# Strategic form: mixed strategy nash equilibria?

The question I am dealing with is:

Find all Nash equilibria in pure or mixed strategies.

This is what I have done so far..

Pure strategy nash equilibria

By observing best responses, the PSNE are $(u2,l2)$ and $(d2,r2)$

Mixed strategies

Solving for $\tau$:

$10\tau +2(1-\tau) = 5\tau +8(1-\tau)$

$\tau^{*}=\frac{6}{11}$

Solving for $\sigma$:

$10\sigma +2(1-\sigma)=5\sigma+8(1-\sigma)$

$\sigma^*=\frac{6}{11}$

Therefore: $(\tau^*,\sigma^*)=\left(\frac{6}{11},\frac{6}{11}\right)$

$(\tau^*,\sigma^*)=\color{red}{(1,1)},\color{red}{(0,0)}$ and $\left(\frac{6}{11},\frac{6}{11}\right)$

It seems that the correct answer has omitted my pure strategy nash equilibria.
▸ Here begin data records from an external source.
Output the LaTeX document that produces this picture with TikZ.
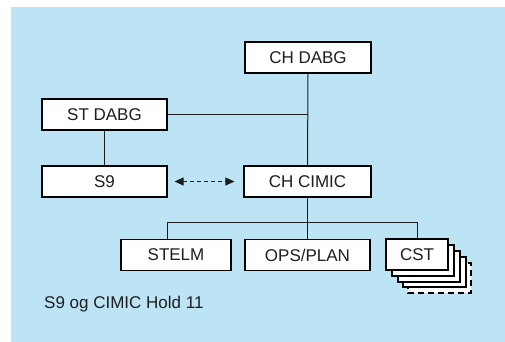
\documentclass[tikz,border=0pt]{standalone}
\usepackage{fontspec}
\setmainfont{Liberation Sans}
\usetikzlibrary{arrows.meta,calc}
\definecolor{panel}{RGB}{189,228,245}
\definecolor{ink}{RGB}{30,30,30}
\tikzset{
  unit/.style={draw=black, line width=1.1pt, fill=white, minimum height=31pt,
    inner sep=0pt, font=\fontsize{17}{20}\selectfont, text=ink},
  link/.style={draw=ink, line width=1pt},
  sheet/.style={draw=black, line width=1.1pt, fill=white},
}
\begin{document}
\begin{tikzpicture}[x=1pt, y=-1pt]
  \useasboundingbox (0,0) rectangle (505,342);
  % background panel
  \fill[panel] (11,7) rectangle (505,342);

  % stacked CST sheets, back to front
  \draw[sheet, dashed, dash pattern=on 6pt off 4pt] (408,263) rectangle (471,293);
  \draw[sheet] (403,257) rectangle (466,287);
  \draw[sheet] (398,251) rectangle (460,282);
  \draw[sheet] (392,245) rectangle (454,276);

  % units
  \node[unit, minimum width=126pt] (chdabg)  at (308,57.5)   {CH DABG};
  \node[unit, minimum width=125pt] (stdabg)  at (104.5,114.5) {ST DABG};
  \node[unit, minimum width=125pt] (s9)      at (104.5,181.5) {S9};
  \node[unit, minimum width=127pt] (chcimic) at (307.5,181.5) {CH CIMIC};
  \node[unit, minimum width=110pt] (stelm)   at (176,255)   {STELM};
  \node[unit, minimum width=125pt] (opsplan) at (307.5,255) {OPS/PLAN};
  \node[unit, minimum width=62pt]  (cst)     at (417,254.5) {CST};

  % connectors
  \draw[link] (chdabg.south) -- (chcimic.north);
  \draw[link] (stdabg.east) -- (stdabg.east -| chdabg.south);
  \draw[link] (stdabg.south) -- (s9.north);
  \draw[link] (chcimic.south) -- (opsplan.north);
  \draw[link] ([xshift=-9pt]stelm.north) -- ++(0,-16) -| (cst.north);
  \draw[link, dash pattern=on 4pt off 3pt,
        {Triangle[length=9pt,width=8pt]}-{Triangle[length=9pt,width=8pt]},
        shorten <=7pt, shorten >=9pt] (s9.east) -- (chcimic.west);

  % caption
  \node[anchor=west, inner sep=0pt, font=\fontsize{17}{20}\selectfont, text=ink]
    (caption) at (44,304) {S9 og CIMIC Hold 11};
\end{tikzpicture}
\end{document}
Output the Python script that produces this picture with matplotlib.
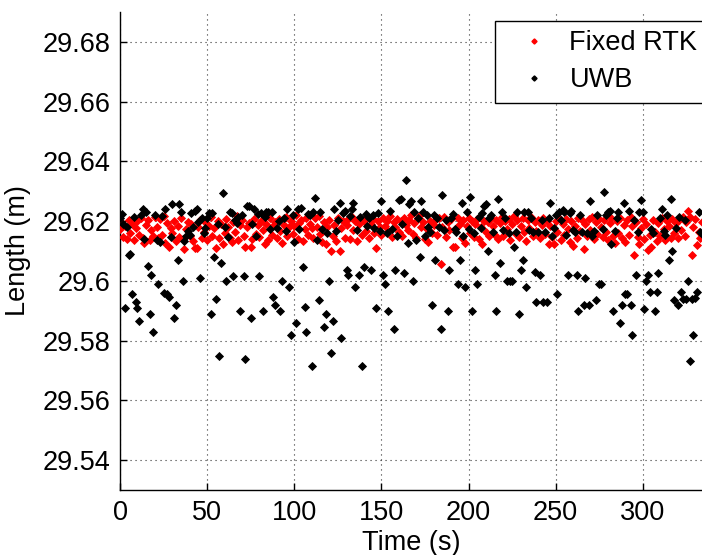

I also don't know how to get $(1,1)$ and $(0,0)$. Any chance you could help me out?

Thanks.

$\tau$ shows the probability that the column player plays action $l_2$. If $\tau = 1$, then he will play $l_2$ with probability one. This is essentially another way of saying that he plays the pure strategy $l_2$.
One way to get these probability vectors is to find the PSNE as you have done. The PSNE $(u_2,l_2)$ means that the Row player plays $u_2$ with probability one, and the Column player plays $l_2$ with probability one. According to your notation this means that $(\tau, \sigma) = (1,1)$.